Transmettre est donc un acte vertueux et, suivant l’Évangile, une mission. Par la trans_mission, la vie continue. On repousse, en quelque sorte, les portes de la mort. Vers la fin inéluctable de toute vie terrestre, nul ne peut s’empêcher de se demander quel sera le devenir de ce qu’il laisse. Est-ce un bien matériel, est-ce un bien spirituel ? Y a-t-il un message, un désir de mémoire, un investissement affectif ? Certains voudraient ne pas « gâcher », être utiles, parfois même, un peu se racheter … Au-delà de l’ayant droit juridique que je dois respecter, quelle place peut être faite à la communauté de Foi dont j’ai pu vivre, dans l’espérance, passées les épreuves ?

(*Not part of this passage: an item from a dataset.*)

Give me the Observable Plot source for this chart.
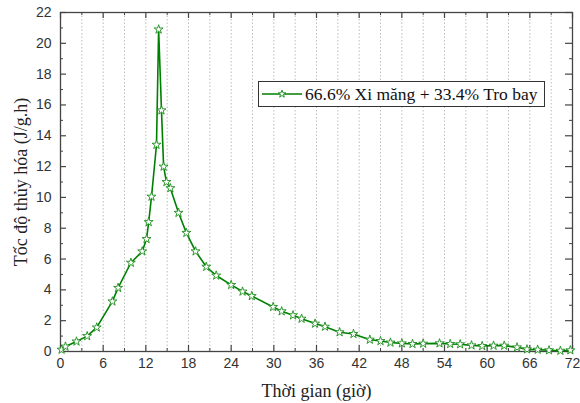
<!DOCTYPE html>
<html>
<head>
<meta charset="utf-8">
<script src="https://cdn.jsdelivr.net/npm/d3@7"></script>
<script src="https://cdn.jsdelivr.net/npm/@observablehq/plot@0.6"></script>
<style>
  html, body { margin: 0; padding: 0; background: white; }
  #wrap { position: relative; width: 580px; height: 403px; }
  #legend {
    position: absolute; left: 258px; top: 81px; width: 285px; height: 24px;
    border: 1px solid #333; background: white; display: flex; align-items: center;
    font-family: "Liberation Serif", "Times New Roman", serif; font-size: 17.5px; color: #111;
    box-sizing: content-box; white-space: nowrap;
  }
  #legend svg { margin-left: 3px; margin-right: 3px; flex: none; }
</style>
</head>
<body>
<div id="wrap"></div>
<script>
const seriesName = "66.6% Xi măng + 33.4% Tro bay";
const hours = [0.15, 0.7, 2.25, 3.75, 5.1, 7.3, 8.1, 9.9, 11.5, 12.1, 12.4, 12.8, 13.5, 13.8, 14.2, 14.5, 14.9, 15.45, 16.6, 17.7, 19.0, 20.5, 21.9, 24.0, 25.6, 26.9, 29.9, 31.1, 32.7, 33.9, 35.8, 37.2, 39.25, 41.2, 43.5, 45.0, 46.4, 48.0, 49.5, 51.0, 53.3, 54.8, 56.2, 57.8, 59.3, 60.9, 62.4, 64.2, 65.6, 67.1, 68.7, 70.3, 71.7];
const rates = [0.12, 0.32, 0.65, 1.0, 1.56, 3.25, 4.13, 5.76, 6.5, 7.3, 8.4, 10.05, 13.42, 20.9, 15.65, 12.0, 11.0, 10.6, 9.0, 7.7, 6.5, 5.5, 4.93, 4.32, 3.89, 3.6, 2.89, 2.61, 2.35, 2.13, 1.81, 1.61, 1.25, 1.14, 0.77, 0.68, 0.58, 0.53, 0.49, 0.51, 0.53, 0.49, 0.47, 0.40, 0.36, 0.38, 0.38, 0.27, 0.14, 0.12, 0.08, 0.05, 0.08];
const xTicks = [0, 6, 12, 18, 24, 30, 36, 42, 48, 54, 60, 66, 72];
const xMinorTicks = [3, 9, 15, 21, 27, 33, 39, 45, 51, 57, 63, 69];
const yTicks = [0, 2, 4, 6, 8, 10, 12, 14, 16, 18, 20, 22];
const yMinorTicks = [1, 3, 5, 7, 9, 11, 13, 15, 17, 19, 21];
const xLabel = "Thời gian (giờ)";
const yLabel = "Tốc độ thủy hóa (J/g.h)";

const data = hours.map((h, i) => ({h, r: rates[i]}));
const W = 580, H = 403, mL = 60, mR = 8, mT = 12, mB = 52;
const iW = W - mL - mR, iH = H - mT - mB;
const gridX = xTicks.concat(xMinorTicks).filter(d => d > 0 && d < 72);
const green = "#008000";
const serif = "Liberation Serif, Times New Roman, serif";

const chart = Plot.plot({
  width: W, height: H,
  marginLeft: mL, marginRight: mR, marginTop: mT, marginBottom: mB,
  x: {domain: [0, 72]},
  y: {domain: [0, 22]},
  style: {fontFamily: "Liberation Sans, Arial, sans-serif", fontSize: "14px", color: "#333", background: "white"},
  marks: [
    Plot.ruleX(gridX, {stroke: "#b5b5b5", strokeDasharray: "1.5,2", strokeWidth: 0.9}),
    Plot.axisX({ticks: xTicks, tickSize: 0, tickPadding: 7, tickFormat: d => String(d), label: null, fontSize: 14}),
    Plot.axisY({ticks: yTicks, tickSize: 0, tickPadding: 9, tickFormat: d => String(d), label: null, fontSize: 14}),
    // bottom ticks (inward)
    Plot.tickX(xTicks, {stroke: "#444", strokeWidth: 1.2, insetTop: iH - 6}),
    Plot.tickX(xMinorTicks, {stroke: "#444", strokeWidth: 1, insetTop: iH - 3}),
    // top ticks (inward)
    Plot.tickX(xTicks, {stroke: "#444", strokeWidth: 1.2, insetBottom: iH - 6}),
    Plot.tickX(xMinorTicks, {stroke: "#444", strokeWidth: 1, insetBottom: iH - 3}),
    // left ticks (inward)
    Plot.tickY(yTicks, {stroke: "#444", strokeWidth: 1.2, insetRight: iW - 6}),
    Plot.tickY(yMinorTicks, {stroke: "#444", strokeWidth: 1, insetRight: iW - 3}),
    // right ticks (inward)
    Plot.tickY(yTicks, {stroke: "#444", strokeWidth: 1.2, insetLeft: iW - 7}),
    Plot.tickY(yMinorTicks, {stroke: "#444", strokeWidth: 1, insetLeft: iW - 3}),
    Plot.frame({stroke: "#444", strokeWidth: 1.3}),
    Plot.line(data, {x: "h", y: "r", stroke: green, strokeWidth: 1.6}),
    Plot.dot(data, {x: "h", y: "r", symbol: "star", r: 2.8, stroke: "#1a8c1a", fill: "white", strokeWidth: 0.9}),
    Plot.text([xLabel], {frameAnchor: "bottom", dy: 40, lineAnchor: "middle", textAnchor: "middle", fontFamily: serif, fontSize: 18, fill: "#222"}),
    Plot.text([yLabel], {frameAnchor: "left", dx: -39, rotate: -90, lineAnchor: "middle", textAnchor: "middle", fontFamily: serif, fontSize: 18, fill: "#222"})
  ]
});

const wrap = document.getElementById("wrap");
wrap.appendChild(chart);

const legend = document.createElement("div");
legend.id = "legend";
legend.innerHTML = `<svg width="40" height="12" viewBox="0 0 40 12">
  <line x1="0" y1="6" x2="40" y2="6" stroke="${green}" stroke-width="1.6"></line>
  <path transform="translate(20,6)" d="${d3.symbol(d3.symbolStar, 18)()}" fill="white" stroke="#1a8c1a" stroke-width="0.9"></path>
</svg><span>${seriesName}</span>`;
wrap.appendChild(legend);
</script>
</body>
</html>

Vivre un « don paisible » est donc faire la paix, entrer en paix avec soi-même et avec autrui. Ainsi le chrétien se remet-il « entre les mains de Dieu », ayant mis en ordre ses affaires et attendant la joie béatifique.

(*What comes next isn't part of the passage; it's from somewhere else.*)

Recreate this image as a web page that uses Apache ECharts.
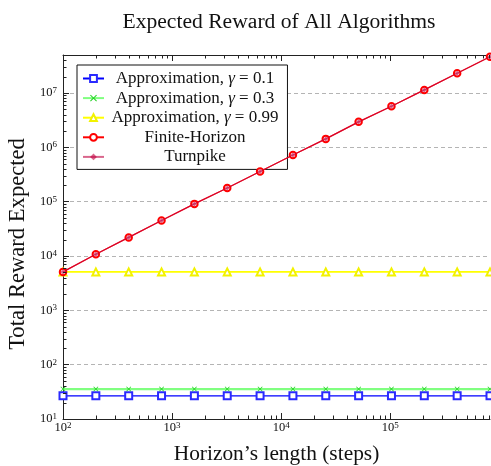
<!DOCTYPE html>
<html>
<head>
<meta charset="utf-8">
<script src="https://cdn.jsdelivr.net/npm/echarts@6/dist/echarts.min.js"></script>
<style>
  html, body { margin: 0; padding: 0; background: #fff; }
  #chart { width: 491px; height: 466px; }
</style>
</head>
<body>
<div id="chart"></div>
<script>
// Horizon lengths (steps) on the x axis
const horizons = [100, 200, 400, 800, 1600, 3200, 6400, 12800, 25600, 51200, 102400, 204800, 409600, 819200];

// Total expected reward per algorithm
const approxGamma01 = [26.7, 26.7, 26.7, 26.7, 26.7, 26.7, 26.7, 26.7, 26.7, 26.7, 26.7, 26.7, 26.7, 26.7];
const approxGamma03 = [35.5, 35.5, 35.5, 35.5, 35.5, 35.5, 35.5, 35.5, 35.5, 35.5, 35.5, 35.5, 35.5, 35.5];
const approxGamma099 = [5100, 5100, 5100, 5100, 5100, 5100, 5100, 5100, 5100, 5100, 5100, 5100, 5100, 5100];
const finiteHorizon = [5100, 10800, 22000, 45000, 91000, 178000, 360000, 720000, 1430000, 2940000, 5700000, 11400000, 23000000, 46300000];
const turnpike = [5100, 10800, 22000, 45000, 91000, 178000, 360000, 720000, 1430000, 2940000, 5700000, 11400000, 23000000, 46300000];

// Legend entries
const seriesNames = ['Approximation, γ = 0.1', 'Approximation, γ = 0.3', 'Approximation, γ = 0.99', 'Finite-Horizon', 'Turnpike'];

// Axis ranges and tick decades
const xRange = [100, 819200];
const yRange = [10, 5e7];
const xDecades = [100, 1000, 10000, 100000];
const yDecades = [10, 100, 1000, 10000, 100000, 1000000, 10000000];
const minorMultipliers = [2, 3, 4, 5, 6, 7, 8, 9];

const SERIF = '"Liberation Serif", "DejaVu Serif", serif';
const LEGEND_SIZE = 17;
const LEGEND_TEXT_WIDTH = 172;

// Measure text so legend rows can be centred like a tabular legend
const measureCtx = document.createElement('canvas').getContext('2d');
function textWidth(str, italic) {
  measureCtx.font = (italic ? 'italic ' : '') + LEGEND_SIZE + 'px ' + SERIF;
  return measureCtx.measureText(str).width;
}
function padWidth(name) {
  const gi = name.indexOf('γ');
  if (gi < 0) return 0;
  const w = textWidth(name.slice(0, gi)) + textWidth('γ', true) + textWidth(name.slice(gi + 1));
  return Math.max(0, (LEGEND_TEXT_WIDTH - w) / 2);
}

// Minor tick positions (2..9 × decade) for the log axes
const xMinorTicks = [];
xDecades.forEach(d => minorMultipliers.forEach(m => {
  if (m * d < xRange[1]) xMinorTicks.push([m * d, yRange[0], 0]);
}));
const yMinorTicks = [];
yDecades.forEach(d => minorMultipliers.forEach(m => {
  if (m * d < yRange[1]) yMinorTicks.push([xRange[0], m * d, 1]);
}));

function powLabel(v) {
  const e = Math.round(Math.log10(v));
  return '{b|10}{s|' + e + '}';
}
const powRich = {
  b: { fontFamily: SERIF, fontSize: 12.5, color: '#111', lineHeight: 14 },
  s: { fontFamily: SERIF, fontSize: 9, color: '#111', lineHeight: 14, verticalAlign: 'top', padding: [0, 0, 6, 0] }
};

function pairs(values) {
  return horizons.map((h, i) => [h, values[i]]);
}

const AXIS_COLOR = '#222';
const xCross = 'path://M0,1L1,0L5,4L9,0L10,1L6,5L10,9L9,10L5,6L1,10L0,9L4,5Z';

const chart = echarts.init(document.getElementById('chart'), null, { renderer: 'canvas' });

const legendRich = {
  c: { fontFamily: SERIF, fontSize: LEGEND_SIZE, color: '#111', width: LEGEND_TEXT_WIDTH, align: 'center' },
  a: { fontFamily: SERIF, fontSize: LEGEND_SIZE, color: '#111' },
  g: { fontFamily: SERIF, fontSize: LEGEND_SIZE, fontStyle: 'italic', color: '#111' }
};
seriesNames.forEach((n, i) => {
  const w = padWidth(n);
  if (w > 0) legendRich['p' + i] = { fontSize: 2, width: w };
});

const option = {
  backgroundColor: '#fff',
  animation: false,
  title: {
    text: 'Expected Reward of All Algorithms',
    left: 274,
    top: 6,
    textAlign: 'center',
    textStyle: { fontFamily: SERIF, fontSize: 21.6, fontWeight: 'normal', color: '#111' }
  },
  grid: { left: 63, right: 1, top: 55, bottom: 47, outerBoundsMode: 'none', containLabel: false },
  legend: {
    data: seriesNames,
    orient: 'vertical',
    left: 77,
    top: 65,
    padding: [5, 9, 4, 5],
    itemGap: 2.6,
    itemWidth: 21,
    itemHeight: 8.5,
    backgroundColor: '#fff',
    borderColor: '#111',
    borderWidth: 1,
    borderRadius: 0,
    formatter: function (name) {
      const gi = name.indexOf('γ');
      if (gi < 0) return '{c|' + name + '}';
      return '{p' + seriesNames.indexOf(name) + '| }{a|' + name.slice(0, gi) + '}{g|γ}{a|' + name.slice(gi + 1) + '}';
    },
    textStyle: { fontFamily: SERIF, fontSize: LEGEND_SIZE, color: '#111', rich: legendRich }
  },
  xAxis: [
    {
      type: 'log',
      logBase: 10,
      min: xRange[0],
      max: xRange[1],
      position: 'bottom',
      name: 'Horizon’s length (steps)',
      nameLocation: 'middle',
      nameGap: 25,
      nameTextStyle: { fontFamily: SERIF, fontSize: 21.4, color: '#111' },
      axisLine: { show: true, lineStyle: { color: AXIS_COLOR, width: 1 } },
      axisTick: { show: true, inside: true, length: 6, lineStyle: { color: AXIS_COLOR } },
      axisLabel: { margin: 2, formatter: powLabel, rich: powRich, showMaxLabel: false },
      splitLine: { show: false }
    },
    {
      type: 'log',
      logBase: 10,
      min: xRange[0],
      max: xRange[1],
      position: 'top',
      axisLine: { show: true, lineStyle: { color: AXIS_COLOR, width: 1 } },
      axisTick: { show: true, inside: true, length: 6, lineStyle: { color: AXIS_COLOR } },
      axisLabel: { show: false },
      splitLine: { show: false }
    }
  ],
  yAxis: {
    type: 'log',
    logBase: 10,
    min: yRange[0],
    max: yRange[1],
    name: 'Total Reward Expected',
    nameLocation: 'middle',
    nameGap: 33,
    nameTextStyle: { fontFamily: SERIF, fontSize: 22.6, color: '#111', padding: [0, 14, 0, 0] },
    axisLine: { show: true, lineStyle: { color: AXIS_COLOR, width: 1 } },
    axisTick: { show: true, inside: true, length: 6, lineStyle: { color: AXIS_COLOR } },
    axisLabel: { margin: 6, formatter: powLabel, rich: powRich, showMaxLabel: false },
    splitLine: { show: true, lineStyle: { color: '#b4b4b4', width: 1, type: [4, 3] } }
  },
  series: [
    {
      name: seriesNames[0],
      type: 'line',
      data: pairs(approxGamma01),
      symbol: 'emptyRect',
      symbolSize: 7,
      lineStyle: { color: '#0000ff', width: 1.2 },
      itemStyle: { color: '#2a2aff', borderWidth: 1.2 },
      z: 2
    },
    {
      name: seriesNames[1],
      type: 'line',
      data: pairs(approxGamma03),
      symbol: xCross,
      symbolSize: 5,
      lineStyle: { color: '#80ff80', width: 2.4 },
      itemStyle: { color: '#20d020' },
      z: 3
    },
    {
      name: seriesNames[2],
      type: 'line',
      data: pairs(approxGamma099),
      symbol: 'emptyTriangle',
      symbolSize: 7,
      lineStyle: { color: '#ffff00', width: 1.6 },
      itemStyle: { color: '#f2f200', borderWidth: 1.2 },
      z: 4
    },
    {
      name: seriesNames[3],
      type: 'line',
      data: pairs(finiteHorizon),
      symbol: 'emptyCircle',
      symbolSize: 6.5,
      lineStyle: { color: '#ff0000', width: 1.2 },
      itemStyle: { color: '#ff0000', borderWidth: 1.3 },
      z: 5
    },
    {
      name: seriesNames[4],
      type: 'line',
      data: pairs(turnpike),
      symbol: 'diamond',
      symbolSize: 5,
      lineStyle: { color: 'rgba(191,0,64,0.6)', width: 1.2 },
      itemStyle: { color: 'rgba(191,0,64,0.6)' },
      z: 6
    },
    {
      // Minor ticks (inward) on the bottom, top and left axes
      type: 'custom',
      silent: true,
      xAxisIndex: 0,
      yAxisIndex: 0,
      encode: { x: 0, y: 1 },
      data: xMinorTicks.concat(yMinorTicks),
      clip: false,
      z: 10,
      renderItem: function (params, api) {
        const v0 = api.value(0);
        const v1 = api.value(1);
        const kind = api.value(2);
        const style = { stroke: AXIS_COLOR, lineWidth: 1 };
        if (kind === 0) {
          const b = api.coord([v0, yRange[0]]);
          const t = api.coord([v0, yRange[1]]);
          const x = Math.round(b[0]) + 0.5;
          return {
            type: 'group',
            children: [
              { type: 'line', shape: { x1: x, y1: b[1], x2: x, y2: b[1] - 3.5 }, style: style },
              { type: 'line', shape: { x1: x, y1: t[1], x2: x, y2: t[1] + 3.5 }, style: style }
            ]
          };
        }
        const p = api.coord([xRange[0], v1]);
        const y = Math.round(p[1]) + 0.5;
        return { type: 'line', shape: { x1: p[0], y1: y, x2: p[0] + 3.5, y2: y }, style: style };
      }
    }
  ]
};

chart.setOption(option);
</script>
</body>
</html>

Dans le Premier Testament.
Pour un pieux israélite, tout don vient de Dieu, le Père des Lumières. Le Livre de Tobie, le psaume 104, chantent le Créateur à l’origine de la nourriture et de la vie. La générosité humaine ne peut pas précéder celle de Dieu. L’histoire des douze tribus est soutenue par les promesses de Yahweh qui retentissent aux oreilles d’Abraham (Gen. 15, 18) aussi bien qu’à travers tout le Deutéronome (Deut.8,7; 11,10). Le remède aux infidélités du Peuple sera la « circoncision du cœur » ou obéissance à la Loi transmise par Moïse. Mais la Loi, par ses exigences, manifeste le péché latent des hommes et la vraie conversion est enseignée peu à peu par les Prophètes comme accueil de la Sagesse d’En Haut. L’Éternel ne cesse de donner, mais au jour le jour, comme la manne cachée au Désert, et il multiplie les promesses, de roi en roi et de victoire en défaite. Le culte sert à garder vivante la mémoire de l’élection divine d’Israël tout en apprenant au Peuple à rendre grâce dans la confiance (Deut. 26, Lev. 1, 4; 2 Sam 24,21-25).
Avec le temps, l’idée d’échange réciproque s’affirme comme une perspective de sainteté (SI 35,9 …). L’aumône, le jeûne et la prière deviennent les piliers d’une conduite individuelle et collective pour laquelle le don relie l’alliance divine et la bienveillance fraternelle (ls. 5,23).
Le Nouveau Testament
L’irruption de Jésus sur la scène biblique fait l’effet d’un souffle printanier irrésistible, mais déconcertant ! Au Puits de Jacob, selon saint Jean, Jésus déclare à la Samaritaine: « Si tu savais le don de Dieu … » (Jn 4,10). Paul ne cessera de prêcher l’amour « fou » de Dieu (Rom.5,7). Sans mérite de notre part, le Christ s’incarne, il nous enseigne, il pose des signes éclatants du salut, en écho avec les Prophètes, il subit les outrages puis la mort de la Croix. Les évangiles synoptiques et saint Jean s’accordent pour nous montrer à quel point le don de Dieu est puissant et inconditionnel. Ce don est sans retour, accompli par l’Esprit Saint dans l’Église d’après la Résurrection et de la Pentecôte. Ce don agit dans la prédication de l’Église et dans les sacrements, ainsi que dans la charité active dont les baptisés sont rendus capables. Les Actes des Apôtres nous décrivent les événements dont Paul en ses épîtres nous dégage la théologie (1 Co 12, Ep 4,7, Rom 5,15). Le Christ est le don parfait (He 7,27) qui s’offre et que nous nous offrons en Corps mystique et missionnaire. Le Jugement final s’effectuera sur la considération de notre participation au don parfait de Jésus, Lui au Père, pour nous, et nous à Jésus vis-à-vis les uns des autres (Mat 25,15-30, Jn 15)
En guise de conclusion, laissons retentir ce bel aphorisme évangélique: « Il y a plus de bonheur à donner qu’à recevoir » (Ac 20,35).